Can you transcribe the data exactly? Leave the pictures out.

DATASET SECTION
>>
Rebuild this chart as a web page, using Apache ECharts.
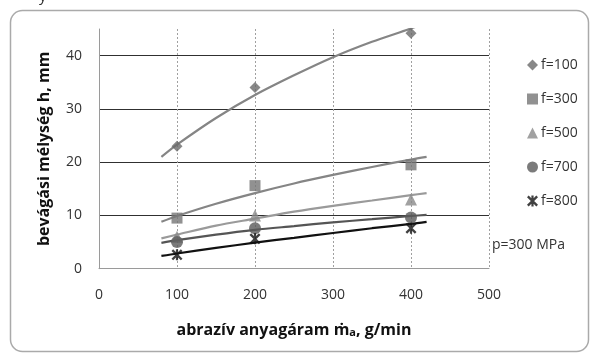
<!DOCTYPE html>
<html>
<head>
<meta charset="utf-8">
<script src="https://cdn.jsdelivr.net/npm/echarts@6/dist/echarts.min.js"></script>
<style>
html,body{margin:0;padding:0;background:#fff;}
#c{width:591px;height:358px;}
</style>
</head>
<body>
<div id="c"></div>
<script>
// measured points
const xPts = [100, 200, 400];
const f100 = [23, 34, 44.2];
const f300 = [9.5, 15.6, 19.5];
const f500 = [6, 10, 13];
const f700 = [5, 7.6, 9.6];
const f800 = [2.6, 5.6, 7.6];
// trendline curves
const trendX = [80, 100, 150, 200, 250, 300, 350, 400, 420];
const trend100 = [21, 23.3, 28.3, 32.6, 36.3, 39.7, 42.6, 45.1, 46.2];
const trend300 = [8.8, 9.9, 12.2, 14.2, 16.0, 17.6, 19.1, 20.5, 21.0];
const trend500 = [5.7, 6.4, 8.1, 9.4, 10.7, 11.8, 12.8, 13.8, 14.2];
const trend700 = [4.85, 5.35, 6.4, 7.3, 8.0, 8.7, 9.3, 9.9, 10.1];
const trend800 = [2.4, 2.86, 3.9, 4.9, 5.8, 6.7, 7.6, 8.4, 8.8];
const seriesNames = ['f=100', 'f=300', 'f=500', 'f=700', 'f=800'];
const xTicks = [0, 100, 200, 300, 400, 500];
const yTicks = [0, 10, 20, 30, 40];

const FONT = 'Open Sans';
const starPath = 'path://M4,0L6,0L6,10L4,10Z M0,1.5L1.5,0L10,8.5L8.5,10Z M8.5,0L10,1.5L1.5,10L0,8.5Z';

const pts = [f100, f300, f500, f700, f800];
const trends = [trend100, trend300, trend500, trend700, trend800];
const markerColors = ['#6a6a6a', '#767676', '#8a8a8a', '#5a5a5a', '#111111'];
const lineColors = ['#858585', '#858585', '#9a9a9a', '#555555', '#111111'];
const symbols = ['diamond', 'rect', 'triangle', 'circle', starPath];
const symSizes = [11, 11, 12, 12, 11];

const series = [];
trends.forEach((t, i) => {
  series.push({
    type: 'line', name: seriesNames[i] + ' trend',
    data: trendX.map((x, k) => [x, t[k]]),
    showSymbol: false, smooth: 0.3, clip: true,
    lineStyle: { color: lineColors[i], width: 2.2 },
    silent: true, z: 2
  });
});
pts.forEach((p, i) => {
  series.push({
    type: 'scatter', name: seriesNames[i],
    data: xPts.map((x, k) => [x, p[k]]),
    symbol: symbols[i], symbolSize: symSizes[i],
    itemStyle: { color: markerColors[i] },
    z: 3
  });
});

const chart = echarts.init(document.getElementById('c'), null, { renderer: 'canvas' });
chart.setOption({
  backgroundColor: '#ffffff',
  animation: false,
  textStyle: { fontFamily: FONT },
  graphic: [
    { type: 'rect', shape: { x: 10.5, y: 10.5, width: 578, height: 341, r: 12 },
      style: { fill: '#fff', stroke: '#aaaaaa', lineWidth: 1.5 }, z: -10 },
    { type: 'text', left: 39, top: -11, style: { text: 'y', font: '15px "Open Sans"', fill: '#333' } },
    { type: 'text', left: 492, top: 238, style: { text: 'p=300 MPa', font: '14px "Open Sans"', fill: '#333' } }
  ],
  grid: { left: 99, right: 102, top: 29, bottom: 89.3 },
  legend: {
    orient: 'vertical', left: 522, top: 53,
    itemGap: 20, itemWidth: 11, itemHeight: 11,
    data: seriesNames,
    textStyle: { fontSize: 14, color: '#333', fontFamily: FONT, padding: [0, 0, 0, -2] }
  },
  xAxis: {
    type: 'value', min: 0, max: 500, interval: 100,
    name: 'abrazív anyagáram {b|ṁ}{s|a}{b|, g/min}',
    nameLocation: 'middle', nameGap: 53,
    nameTextStyle: {
      fontSize: 16, fontWeight: 'bold', color: '#111', fontFamily: FONT,
      rich: { b: { fontSize: 16, fontWeight: 'bold', color: '#111', fontFamily: FONT },
              s: { fontSize: 11, fontWeight: 'bold', color: '#111', fontFamily: FONT, verticalAlign: 'bottom', padding: [6, 0, 0, 0] } }
    },
    axisLine: { show: true, onZero: false, lineStyle: { color: '#9a9a9a', width: 1 } },
    axisTick: { show: false },
    axisLabel: { fontSize: 14, color: '#333', margin: 19, fontFamily: FONT },
    splitLine: { show: true, showMinLine: false, lineStyle: { color: '#a0a0a0', type: [2, 2], width: 1 } }
  },
  yAxis: {
    type: 'value', min: 0, max: 45, interval: 10,
    name: 'bevágási mélység h, mm',
    nameLocation: 'middle', nameGap: 47, nameRotate: 90,
    nameTextStyle: { fontSize: 16, fontWeight: 'bold', color: '#111', fontFamily: FONT },
    axisLine: { show: true, lineStyle: { color: '#9a9a9a', width: 1 } },
    axisTick: { show: false },
    axisLabel: { fontSize: 14, color: '#333', margin: 17, showMaxLabel: false, fontFamily: FONT },
    splitLine: { show: true, showMinLine: false, showMaxLine: false, lineStyle: { color: '#303030', width: 1.2 } }
  },
  series: series
});
</script>
</body>
</html>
<<
SOLUTION FOR THIS EXERCISE
Rebuild this chart as a web page, using Apache ECharts.
<!DOCTYPE html>
<html>
<head>
<meta charset="utf-8">
<script src="https://cdn.jsdelivr.net/npm/echarts@6/dist/echarts.min.js"></script>
<style>
html,body{margin:0;padding:0;background:#fff;}
#c{width:591px;height:358px;}
</style>
</head>
<body>
<div id="c"></div>
<script>
// measured points
const xPts = [100, 200, 400];
const f100 = [23, 34, 44.2];
const f300 = [9.5, 15.6, 19.5];
const f500 = [6, 10, 13];
const f700 = [5, 7.6, 9.6];
const f800 = [2.6, 5.6, 7.6];
// trendline curves
const trendX = [80, 100, 150, 200, 250, 300, 350, 400, 420];
const trend100 = [21, 23.3, 28.3, 32.6, 36.3, 39.7, 42.6, 45.1, 46.2];
const trend300 = [8.8, 9.9, 12.2, 14.2, 16.0, 17.6, 19.1, 20.5, 21.0];
const trend500 = [5.7, 6.4, 8.1, 9.4, 10.7, 11.8, 12.8, 13.8, 14.2];
const trend700 = [4.85, 5.35, 6.4, 7.3, 8.0, 8.7, 9.3, 9.9, 10.1];
const trend800 = [2.4, 2.86, 3.9, 4.9, 5.8, 6.7, 7.6, 8.4, 8.8];
const seriesNames = ['f=100', 'f=300', 'f=500', 'f=700', 'f=800'];
const xTicks = [0, 100, 200, 300, 400, 500];
const yTicks = [0, 10, 20, 30, 40];

const FONT = 'Open Sans';
const starPath = 'path://M4,0L6,0L6,10L4,10Z M0,1.5L1.5,0L10,8.5L8.5,10Z M8.5,0L10,1.5L1.5,10L0,8.5Z';

const pts = [f100, f300, f500, f700, f800];
const trends = [trend100, trend300, trend500, trend700, trend800];
const markerColors = ['#6a6a6a', '#767676', '#8a8a8a', '#5a5a5a', '#111111'];
const lineColors = ['#858585', '#858585', '#9a9a9a', '#555555', '#111111'];
const symbols = ['diamond', 'rect', 'triangle', 'circle', starPath];
const symSizes = [11, 11, 12, 12, 11];

const series = [];
trends.forEach((t, i) => {
  series.push({
    type: 'line', name: seriesNames[i] + ' trend',
    data: trendX.map((x, k) => [x, t[k]]),
    showSymbol: false, smooth: 0.3, clip: true,
    lineStyle: { color: lineColors[i], width: 2.2 },
    silent: true, z: 2
  });
});
pts.forEach((p, i) => {
  series.push({
    type: 'scatter', name: seriesNames[i],
    data: xPts.map((x, k) => [x, p[k]]),
    symbol: symbols[i], symbolSize: symSizes[i],
    itemStyle: { color: markerColors[i] },
    z: 3
  });
});

const chart = echarts.init(document.getElementById('c'), null, { renderer: 'canvas' });
chart.setOption({
  backgroundColor: '#ffffff',
  animation: false,
  textStyle: { fontFamily: FONT },
  graphic: [
    { type: 'rect', shape: { x: 10.5, y: 10.5, width: 578, height: 341, r: 12 },
      style: { fill: '#fff', stroke: '#aaaaaa', lineWidth: 1.5 }, z: -10 },
    { type: 'text', left: 39, top: -11, style: { text: 'y', font: '15px "Open Sans"', fill: '#333' } },
    { type: 'text', left: 492, top: 238, style: { text: 'p=300 MPa', font: '14px "Open Sans"', fill: '#333' } }
  ],
  grid: { left: 99, right: 102, top: 29, bottom: 89.3 },
  legend: {
    orient: 'vertical', left: 522, top: 53,
    itemGap: 20, itemWidth: 11, itemHeight: 11,
    data: seriesNames,
    textStyle: { fontSize: 14, color: '#333', fontFamily: FONT, padding: [0, 0, 0, -2] }
  },
  xAxis: {
    type: 'value', min: 0, max: 500, interval: 100,
    name: 'abrazív anyagáram {b|ṁ}{s|a}{b|, g/min}',
    nameLocation: 'middle', nameGap: 53,
    nameTextStyle: {
      fontSize: 16, fontWeight: 'bold', color: '#111', fontFamily: FONT,
      rich: { b: { fontSize: 16, fontWeight: 'bold', color: '#111', fontFamily: FONT },
              s: { fontSize: 11, fontWeight: 'bold', color: '#111', fontFamily: FONT, verticalAlign: 'bottom', padding: [6, 0, 0, 0] } }
    },
    axisLine: { show: true, onZero: false, lineStyle: { color: '#9a9a9a', width: 1 } },
    axisTick: { show: false },
    axisLabel: { fontSize: 14, color: '#333', margin: 19, fontFamily: FONT },
    splitLine: { show: true, showMinLine: false, lineStyle: { color: '#a0a0a0', type: [2, 2], width: 1 } }
  },
  yAxis: {
    type: 'value', min: 0, max: 45, interval: 10,
    name: 'bevágási mélység h, mm',
    nameLocation: 'middle', nameGap: 47, nameRotate: 90,
    nameTextStyle: { fontSize: 16, fontWeight: 'bold', color: '#111', fontFamily: FONT },
    axisLine: { show: true, lineStyle: { color: '#9a9a9a', width: 1 } },
    axisTick: { show: false },
    axisLabel: { fontSize: 14, color: '#333', margin: 17, showMaxLabel: false, fontFamily: FONT },
    splitLine: { show: true, showMinLine: false, showMaxLine: false, lineStyle: { color: '#303030', width: 1.2 } }
  },
  series: series
});
</script>
</body>
</html>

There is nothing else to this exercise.